Let $\mathbb{T}$ be a coarsest topology such that $f_{\alpha}:A \to X_{\alpha}$ be a continuous function

Question

let $\{X_{\alpha}\} $ be an indexed family of spaces.Let $\mathbb{T}$ be a coarsest topology such that $f_{\alpha}:A \to X_{\alpha}$ be a continuous function. Let $S_{\beta}=f^{-1}(U_{\beta})$ where $U_{\beta}$ is open in $X_{\beta}$ then show that $S=\cup S_{\beta}$ is a subbasis of the topology $\mathbb{T}$.

How do I show that $S$ satisfies the subbasis condition? If $S$ satisfies the subbasis condition of any topology $\mathbb{T'}$ then it will be easy to conclude that $\mathbb{T'} \subset \mathbb{T}$ How to proceed after this?

Answer 1

Your question is sloppy, notationwise. You should rather state that you have a family of maps $\{f_\alpha: A \to X_\alpha\mid \alpha \in \Lambda\}$ where all the $X_\alpha$ are topological spaces and $A$ has no topology yet.

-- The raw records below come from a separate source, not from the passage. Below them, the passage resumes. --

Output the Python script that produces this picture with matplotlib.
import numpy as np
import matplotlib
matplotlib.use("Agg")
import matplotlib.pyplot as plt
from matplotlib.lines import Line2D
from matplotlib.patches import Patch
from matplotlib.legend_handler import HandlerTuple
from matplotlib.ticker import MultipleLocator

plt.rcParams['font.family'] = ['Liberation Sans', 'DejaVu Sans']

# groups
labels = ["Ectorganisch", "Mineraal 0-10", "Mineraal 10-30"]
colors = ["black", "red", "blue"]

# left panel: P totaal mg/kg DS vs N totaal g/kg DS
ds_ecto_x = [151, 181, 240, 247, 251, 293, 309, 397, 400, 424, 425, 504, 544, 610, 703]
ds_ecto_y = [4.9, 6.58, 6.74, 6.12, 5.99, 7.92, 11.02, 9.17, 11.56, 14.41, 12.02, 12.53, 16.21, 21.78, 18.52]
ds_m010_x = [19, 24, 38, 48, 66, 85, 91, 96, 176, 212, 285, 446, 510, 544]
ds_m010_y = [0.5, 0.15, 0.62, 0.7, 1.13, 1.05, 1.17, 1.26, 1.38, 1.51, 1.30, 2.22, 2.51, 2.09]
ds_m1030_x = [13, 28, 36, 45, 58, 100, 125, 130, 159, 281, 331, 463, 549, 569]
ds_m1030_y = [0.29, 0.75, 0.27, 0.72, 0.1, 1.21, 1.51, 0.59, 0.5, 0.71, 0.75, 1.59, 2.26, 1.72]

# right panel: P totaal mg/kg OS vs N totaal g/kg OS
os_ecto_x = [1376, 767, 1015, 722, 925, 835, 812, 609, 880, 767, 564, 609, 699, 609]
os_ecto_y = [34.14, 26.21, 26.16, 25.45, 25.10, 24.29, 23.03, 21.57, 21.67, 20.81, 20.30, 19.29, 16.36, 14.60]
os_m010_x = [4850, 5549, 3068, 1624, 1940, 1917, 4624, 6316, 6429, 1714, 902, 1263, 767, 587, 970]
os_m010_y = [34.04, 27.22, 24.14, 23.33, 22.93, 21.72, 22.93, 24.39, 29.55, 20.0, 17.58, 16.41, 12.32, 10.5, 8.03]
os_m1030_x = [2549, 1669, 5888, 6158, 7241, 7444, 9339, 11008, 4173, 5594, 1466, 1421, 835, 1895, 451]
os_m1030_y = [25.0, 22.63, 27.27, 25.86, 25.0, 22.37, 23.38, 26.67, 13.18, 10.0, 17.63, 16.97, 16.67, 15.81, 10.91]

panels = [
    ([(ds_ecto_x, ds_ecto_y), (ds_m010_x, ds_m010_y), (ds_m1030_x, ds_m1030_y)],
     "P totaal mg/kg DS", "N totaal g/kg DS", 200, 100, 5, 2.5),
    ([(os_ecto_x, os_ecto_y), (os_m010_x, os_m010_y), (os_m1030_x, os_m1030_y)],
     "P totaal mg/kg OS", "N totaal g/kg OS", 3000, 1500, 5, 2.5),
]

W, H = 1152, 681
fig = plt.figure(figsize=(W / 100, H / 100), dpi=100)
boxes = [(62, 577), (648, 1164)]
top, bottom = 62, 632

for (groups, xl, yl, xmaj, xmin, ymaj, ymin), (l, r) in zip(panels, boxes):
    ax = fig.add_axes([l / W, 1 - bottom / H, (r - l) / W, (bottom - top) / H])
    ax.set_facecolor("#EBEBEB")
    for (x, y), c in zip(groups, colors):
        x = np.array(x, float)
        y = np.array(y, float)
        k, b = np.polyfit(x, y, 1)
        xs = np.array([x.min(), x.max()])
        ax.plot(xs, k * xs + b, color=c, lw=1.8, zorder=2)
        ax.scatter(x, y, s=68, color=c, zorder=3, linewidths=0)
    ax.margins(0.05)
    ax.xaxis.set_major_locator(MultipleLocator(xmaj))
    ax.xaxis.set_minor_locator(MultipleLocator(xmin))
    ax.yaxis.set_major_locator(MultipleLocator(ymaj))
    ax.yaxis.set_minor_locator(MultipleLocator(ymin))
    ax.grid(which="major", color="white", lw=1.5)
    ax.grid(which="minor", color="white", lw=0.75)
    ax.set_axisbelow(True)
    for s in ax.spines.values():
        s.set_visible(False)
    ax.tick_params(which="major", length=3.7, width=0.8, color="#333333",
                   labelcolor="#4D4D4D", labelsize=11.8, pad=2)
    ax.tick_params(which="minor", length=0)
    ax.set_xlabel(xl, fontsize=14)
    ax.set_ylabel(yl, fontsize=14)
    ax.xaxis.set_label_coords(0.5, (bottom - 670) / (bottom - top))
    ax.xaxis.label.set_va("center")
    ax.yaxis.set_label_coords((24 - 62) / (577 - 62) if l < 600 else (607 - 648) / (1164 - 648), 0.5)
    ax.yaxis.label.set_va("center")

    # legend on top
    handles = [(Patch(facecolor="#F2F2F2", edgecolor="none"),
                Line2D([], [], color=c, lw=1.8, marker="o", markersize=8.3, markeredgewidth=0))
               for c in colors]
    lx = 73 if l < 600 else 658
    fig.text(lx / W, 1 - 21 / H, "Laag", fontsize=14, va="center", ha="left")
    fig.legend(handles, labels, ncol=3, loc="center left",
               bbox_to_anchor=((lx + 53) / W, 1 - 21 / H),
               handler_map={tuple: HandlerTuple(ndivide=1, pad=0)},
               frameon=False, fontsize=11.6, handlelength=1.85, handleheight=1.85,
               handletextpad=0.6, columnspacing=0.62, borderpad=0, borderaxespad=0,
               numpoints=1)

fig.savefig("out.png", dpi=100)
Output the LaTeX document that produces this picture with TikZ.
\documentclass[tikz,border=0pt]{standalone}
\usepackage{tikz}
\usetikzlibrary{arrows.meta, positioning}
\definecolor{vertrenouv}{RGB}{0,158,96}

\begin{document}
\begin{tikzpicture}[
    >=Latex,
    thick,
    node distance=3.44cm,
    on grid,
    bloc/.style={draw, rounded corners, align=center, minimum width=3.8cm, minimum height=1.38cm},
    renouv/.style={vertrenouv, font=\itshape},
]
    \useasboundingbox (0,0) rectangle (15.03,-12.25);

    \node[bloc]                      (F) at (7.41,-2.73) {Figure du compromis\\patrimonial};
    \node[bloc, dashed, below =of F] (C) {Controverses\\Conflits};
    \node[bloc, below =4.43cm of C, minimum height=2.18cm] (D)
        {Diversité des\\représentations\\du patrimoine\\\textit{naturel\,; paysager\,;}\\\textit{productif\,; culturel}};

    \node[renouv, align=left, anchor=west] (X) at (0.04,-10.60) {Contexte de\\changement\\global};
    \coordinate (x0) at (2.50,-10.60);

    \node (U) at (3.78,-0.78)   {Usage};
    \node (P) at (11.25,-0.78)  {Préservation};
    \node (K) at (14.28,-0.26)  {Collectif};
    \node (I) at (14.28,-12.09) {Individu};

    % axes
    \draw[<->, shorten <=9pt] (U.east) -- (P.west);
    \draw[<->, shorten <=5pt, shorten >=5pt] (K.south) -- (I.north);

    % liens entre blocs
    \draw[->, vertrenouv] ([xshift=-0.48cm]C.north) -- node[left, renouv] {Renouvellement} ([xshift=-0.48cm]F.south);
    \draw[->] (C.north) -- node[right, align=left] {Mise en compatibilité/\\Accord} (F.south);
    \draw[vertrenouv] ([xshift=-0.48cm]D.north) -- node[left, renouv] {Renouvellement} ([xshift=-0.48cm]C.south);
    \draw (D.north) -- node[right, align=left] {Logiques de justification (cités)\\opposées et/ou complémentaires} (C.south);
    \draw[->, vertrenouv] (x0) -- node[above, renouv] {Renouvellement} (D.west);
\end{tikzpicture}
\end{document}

Then $$\mathcal{S}=\{f_\alpha^{-1}[U]\mid \alpha \in \Lambda; U \subseteq X_\alpha \text{ open }\}$$

is the subbase you mean. If you need to check a condition, it's only that it covers $A$ (in my book any family of subsets of $A$ is a subbase for a topology on $A$, so there is nothing to check) and that is trivial here as for any $\alpha \in \Lambda$ we can see that $A=f^{-1}[X_\alpha] \in \mathcal{S}$ (so we do need a non-empty set of maps/spaces).

The subbase $\mathcal{S}$ generates a topology $\Bbb T$ and if $\Bbb T'$ is any topology on $A$ that makes all $f_\alpha$ continuous, then it's clear that by definition of continuity $\mathcal{S} \subseteq \Bbb T'$ and so $\Bbb T \subseteq \Bbb T'$ and indeed $\Bbb T$ is the coarsest topology with that property.